Given a probability space $(Ω, \mathfrak{A}, P)$ and events $A_1,A_2 . . . , A_n ∈ \mathfrak{A}.$ Show that $$P\bigg(\bigcup_{j=1}^{n} A\bigg) \leq \min_{1\leq i\leq n} \bigg( \sum_{j=1}^{n}P(A_j)- \sum_{j=1,j\neq i}^{n} P(A_j\cap A_i)\bigg).$$
I first tried to show a similar result : For $i\in\{1,...,n \}$: $$P\bigg(\bigcup_{j=1}^{n} A_j\bigg) \leq P(A_i)+ \sum_{j=1,j\neq i}^{n} P(A_j\cap A_i^c). $$
Utilizing the inclusion-exclusion principle: $$P(A_i)+\sum_{j=1,J\neq i} P(A_j \cap A_i^c)= P(A_i)+\sum_{j=1,J\neq i} P(A_j\setminus A_i)$$ Beyond this I couldn't move forward really. I'd appreciate the help.

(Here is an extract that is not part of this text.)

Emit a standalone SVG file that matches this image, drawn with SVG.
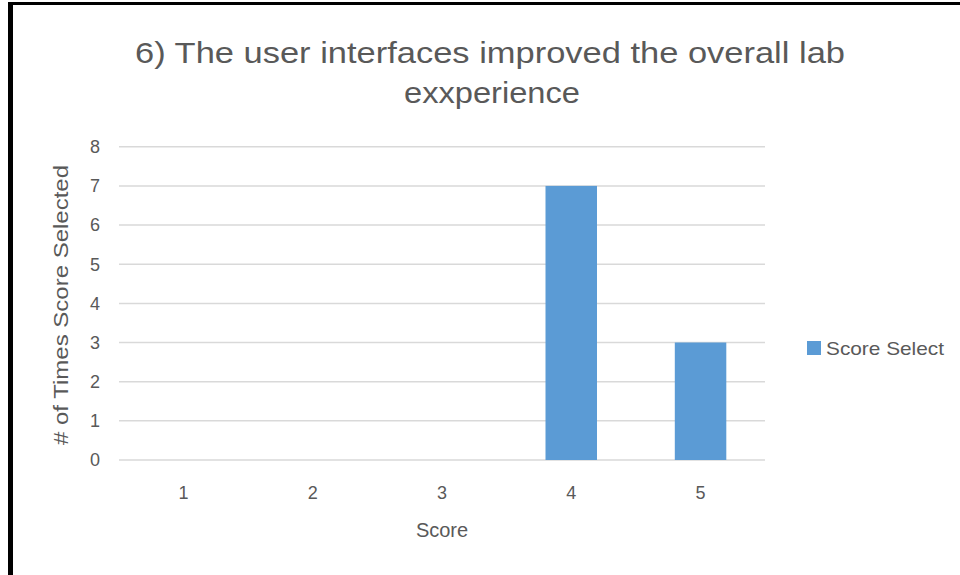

There's no inclusion-exclusion needed. Just note that $$P(A_j) - P(A_j \cap A_i) = P(A_j \cap \bar{A_i})$$ and $$A_i \cup \bigcup_{j \neq i} (A_j \cap \bar{A_i}) = \bigcup_{j} A_j.$$ Thus the result follows by the union bound.